Symptoms of changes to cells in the cervix include bleeding after sex, bleeding between periods and an unusual discharge from the vagina. However, these symptoms usually do not appear until there are pre-cancerous changes, or even until the cancer is well-developed, so regular cervical screening is strongly recommended.

Treatment for pre-cancerous cells/cervical cancer

The earlier the treatment is provided the better, and if caught early the treatment of pre-cancerous changes in the cervix can be highly successful.

Pre-cancerous lesions can be treated by non-surgical means such as freezing with liquid nitrogen or laser treatment. There are also simple surgical procedures that involve removing a layer of pre-cancerous cells.

If the lesions are more advanced or cancer develops it is likely that surgery will be combined with local radiotherapy and chemotherapy.
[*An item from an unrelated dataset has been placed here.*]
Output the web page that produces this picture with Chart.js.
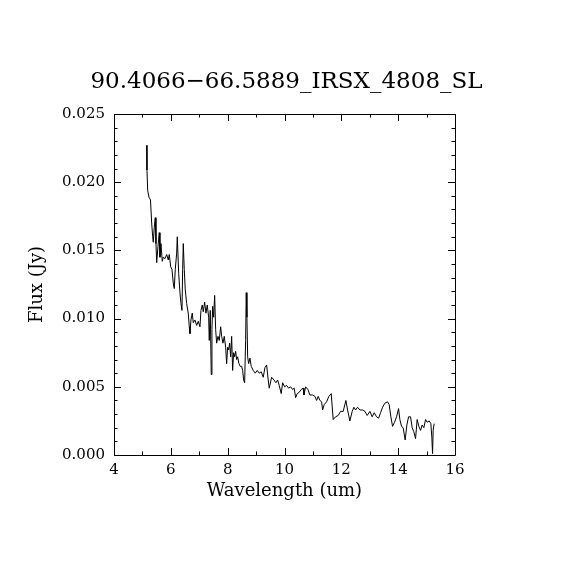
<!DOCTYPE html>
<html lang="en">
  <head>
    <meta charset="UTF-8">
    <title>90.4066-66.5889_IRSX_4808_SL</title>
    <style>
      html, body { margin: 0; padding: 0; background: #fff; }
      canvas { display: block; }
    </style>
  </head>
  <body>
    <canvas id="myChart" width="570" height="570"></canvas>

    <script src="https://cdn.jsdelivr.net/npm/chart.js"></script>
    <script>
      const TITLE = "90.4066\u221266.5889_IRSX_4808_SL";
      const X_LABEL = "Wavelength (um)";
      const Y_LABEL = "Flux (Jy)";

      // wavelength (um) and flux (Jy)
      const wavelength = [
        5.150, 5.160, 5.185, 5.231, 5.284, 5.326, 5.361, 5.382, 5.418, 5.453,
        5.477, 5.502, 5.548, 5.593, 5.618, 5.653, 5.699, 5.734, 5.794, 5.854,
        5.910, 5.945, 5.994, 6.040, 6.086, 6.121, 6.156, 6.205, 6.227, 6.276,
        6.321, 6.357, 6.392, 6.416, 6.438, 6.473, 6.508, 6.557, 6.613, 6.649,
        6.673, 6.708, 6.754, 6.789, 6.849, 6.909, 6.965, 7.025, 7.060, 7.106,
        7.141, 7.190, 7.236, 7.282, 7.331, 7.352, 7.387, 7.422, 7.447, 7.472,
        7.507, 7.542, 7.577, 7.612, 7.658, 7.704, 7.753, 7.788, 7.834, 7.880,
        7.929, 7.964, 7.999, 8.034, 8.070, 8.105, 8.140, 8.175, 8.210, 8.246,
        8.281, 8.316, 8.351, 8.397, 8.442, 8.492, 8.527, 8.562, 8.597, 8.632,
        8.653, 8.678, 8.703, 8.738, 8.784, 8.829, 8.900, 8.970, 9.040, 9.111,
        9.181, 9.252, 9.311, 9.371, 9.427, 9.463, 9.547, 9.628, 9.698, 9.758,
        9.814, 9.885, 9.934, 10.004, 10.075, 10.145, 10.215, 10.286, 10.342, 10.391,
        10.447, 10.518, 10.588, 10.658, 10.683, 10.743, 10.824, 10.894, 10.989, 11.070,
        11.130, 11.186, 11.246, 11.306, 11.341, 11.397, 11.482, 11.562, 11.643, 11.714,
        11.798, 11.890, 11.974, 12.066, 12.160, 12.220, 12.301, 12.382, 12.442, 12.502,
        12.572, 12.653, 12.748, 12.829, 12.910, 13.005, 13.085, 13.156, 13.240, 13.311,
        13.381, 13.451, 13.532, 13.627, 13.683, 13.743, 13.803, 13.873, 13.944, 14.014,
        14.060, 14.120, 14.176, 14.246, 14.306, 14.366, 14.436, 14.493, 14.552, 14.612,
        14.668, 14.728, 14.788, 14.844, 14.904, 14.964, 15.020, 15.090, 15.150, 15.185,
        15.210, 15.231, 15.266
      ];
      const flux = [
        0.0227, 0.0209, 0.0194, 0.0189, 0.0187, 0.0170, 0.0160, 0.0156, 0.0167, 0.0174,
        0.0155, 0.0141, 0.0153, 0.0163, 0.0145, 0.0155, 0.0142, 0.0145, 0.0144, 0.0147,
        0.0143, 0.0147, 0.0138, 0.0136, 0.0126, 0.0122, 0.0136, 0.0148, 0.0160, 0.0133,
        0.0119, 0.0111, 0.0106, 0.0136, 0.0155, 0.0136, 0.0121, 0.0111, 0.0104, 0.0094,
        0.0089, 0.0099, 0.0104, 0.0097, 0.0099, 0.0095, 0.0098, 0.0094, 0.0106, 0.0110,
        0.0105, 0.0112, 0.0104, 0.0110, 0.0101, 0.0084, 0.0106, 0.0059, 0.0092, 0.0109,
        0.0101, 0.0117, 0.0092, 0.0082, 0.0087, 0.0084, 0.0094, 0.0087, 0.0082, 0.0087,
        0.0079, 0.0067, 0.0079, 0.0077, 0.0082, 0.0072, 0.0087, 0.0062, 0.0075, 0.0072,
        0.0076, 0.0070, 0.0072, 0.0067, 0.0065, 0.0065, 0.0062, 0.0055, 0.0053, 0.0084,
        0.0119, 0.0101, 0.0072, 0.0067, 0.0071, 0.0065, 0.0062, 0.0060, 0.0062, 0.0060,
        0.0061, 0.0057, 0.0064, 0.0066, 0.0055, 0.0049, 0.0057, 0.0055, 0.0053, 0.0055,
        0.0051, 0.0045, 0.0053, 0.0050, 0.0051, 0.0049, 0.0050, 0.0048, 0.0049, 0.0042,
        0.0045, 0.0046, 0.0048, 0.0049, 0.0044, 0.0050, 0.0048, 0.0044, 0.0044, 0.0043,
        0.0040, 0.0043, 0.0040, 0.0039, 0.0033, 0.0037, 0.0039, 0.0043, 0.0045, 0.0026,
        0.0028, 0.0029, 0.0032, 0.0032, 0.0040, 0.0033, 0.0025, 0.0032, 0.0035, 0.0033,
        0.0035, 0.0033, 0.0033, 0.0032, 0.0029, 0.0032, 0.0028, 0.0031, 0.0028, 0.0027,
        0.0031, 0.0035, 0.0038, 0.0039, 0.0037, 0.0028, 0.0021, 0.0024, 0.0028, 0.0034,
        0.0026, 0.0021, 0.0020, 0.0011, 0.0022, 0.0028, 0.0028, 0.0020, 0.0017, 0.0012,
        0.0026, 0.0021, 0.0018, 0.0022, 0.0020, 0.0026, 0.0024, 0.0025, 0.0023, 0.0013,
        0.0001, 0.0018, 0.0023
      ];

      const X_MIN = 4, X_MAX = 16, X_STEP = 2, X_MINOR = 1;
      const Y_MIN = 0, Y_MAX = 0.025, Y_STEP = 0.005, Y_MINOR = 0.001;

      const SERIF = "'DejaVu Serif', 'Liberation Serif', serif";

      // IDL-style box with inward ticks on all four sides
      const frameTicks = {
        id: "frameTicks",
        afterDatasetsDraw(chart) {
          const { ctx, chartArea: a, scales: { x, y } } = chart;
          ctx.save();
          ctx.strokeStyle = "#000";
          ctx.lineWidth = 1;
          ctx.beginPath();
          ctx.rect(Math.round(a.left) + 0.5, Math.round(a.top) + 0.5,
                   Math.round(a.right - a.left), Math.round(a.bottom - a.top));
          const nx = Math.round((X_MAX - X_MIN) / X_MINOR);
          for (let i = 0; i <= nx; i++) {
            const v = X_MIN + i * X_MINOR;
            const px = Math.round(x.getPixelForValue(v)) + 0.5;
            const len = (i % Math.round(X_STEP / X_MINOR) === 0) ? 7 : 3.5;
            ctx.moveTo(px, a.bottom); ctx.lineTo(px, a.bottom - len);
            ctx.moveTo(px, a.top); ctx.lineTo(px, a.top + len);
          }
          const ny = Math.round((Y_MAX - Y_MIN) / Y_MINOR);
          for (let i = 0; i <= ny; i++) {
            const v = Y_MIN + i * Y_MINOR;
            const py = Math.round(y.getPixelForValue(v)) + 0.5;
            const len = (i % Math.round(Y_STEP / Y_MINOR) === 0) ? 7 : 3.5;
            ctx.moveTo(a.left, py); ctx.lineTo(a.left + len, py);
            ctx.moveTo(a.right, py); ctx.lineTo(a.right - len, py);
          }
          ctx.stroke();
          ctx.restore();
        }
      };

      const whiteBg = {
        id: "whiteBg",
        beforeDraw(chart) {
          const ctx = chart.ctx;
          ctx.save();
          ctx.fillStyle = "#fff";
          ctx.fillRect(0, 0, chart.width, chart.height);
          ctx.restore();
        }
      };

      document.addEventListener("DOMContentLoaded", function () {
        Chart.defaults.color = "#000";
        Chart.defaults.font.family = SERIF;

        const points = wavelength.map((w, i) => ({ x: w, y: flux[i] }));
        const ctx = document.getElementById("myChart").getContext("2d");
        new Chart(ctx, {
          type: "scatter",
          data: {
            datasets: [{
              data: points,
              showLine: true,
              borderColor: "#000",
              borderWidth: 1,
              pointRadius: 0,
              tension: 0,
              fill: false
            }]
          },
          options: {
            responsive: false,
            animation: false,
            layout: { padding: { left: 23, right: 20, top: 0, bottom: 65 } },
            plugins: {
              legend: { display: false },
              tooltip: { enabled: false },
              title: {
                display: true,
                text: TITLE,
                font: { family: SERIF, size: 23, weight: "normal" },
                padding: { top: 68, bottom: 18.4 }
              }
            },
            scales: {
              x: {
                type: "linear",
                min: X_MIN,
                max: X_MAX,
                grid: { display: false, drawTicks: false },
                border: { display: false },
                ticks: {
                  stepSize: X_STEP,
                  padding: 6,
                  font: { size: 15 },
                  callback: (v) => String(v)
                },
                title: {
                  display: true,
                  text: X_LABEL,
                  font: { size: 18 },
                  padding: { top: 4, bottom: 3 }
                },
                afterFit(scale) { scale.height = 50; }
              },
              y: {
                type: "linear",
                min: Y_MIN,
                max: Y_MAX,
                grid: { display: false, drawTicks: false },
                border: { display: false },
                ticks: {
                  stepSize: Y_STEP,
                  padding: 9,
                  font: { size: 15 },
                  callback: (v) => v.toFixed(3)
                },
                title: {
                  display: true,
                  text: Y_LABEL,
                  font: { size: 18 },
                  padding: { top: 4, bottom: 4 }
                },
                afterFit(scale) { scale.width = 91; }
              },
              // empty right-hand axis so the plot box sits where the original has it
              y2: {
                type: "linear",
                position: "right",
                min: Y_MIN,
                max: Y_MAX,
                grid: { display: false, drawTicks: false },
                border: { display: false },
                ticks: { display: false },
                afterFit(scale) { scale.width = 95; }
              }
            }
          },
          plugins: [whiteBg, frameTicks]
        });
      });
    </script>
  </body>
</html>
There is some evidence that women who take HIV treatment after treatment for pre-cancerous cervical changes or cervical cancer and have an undetectable viral load are less likely to develop a recurrence of the condition.

Vaccine

Two vaccines have been approved that provide some protection against the strains of HPV that are associated with the highest risk of cervical cancer.  NHS guidance suggests that one of these should be provided to girls before they are sexually active. Clinical trials are underway to see how safe and effective one of the vaccines is in women with HIV.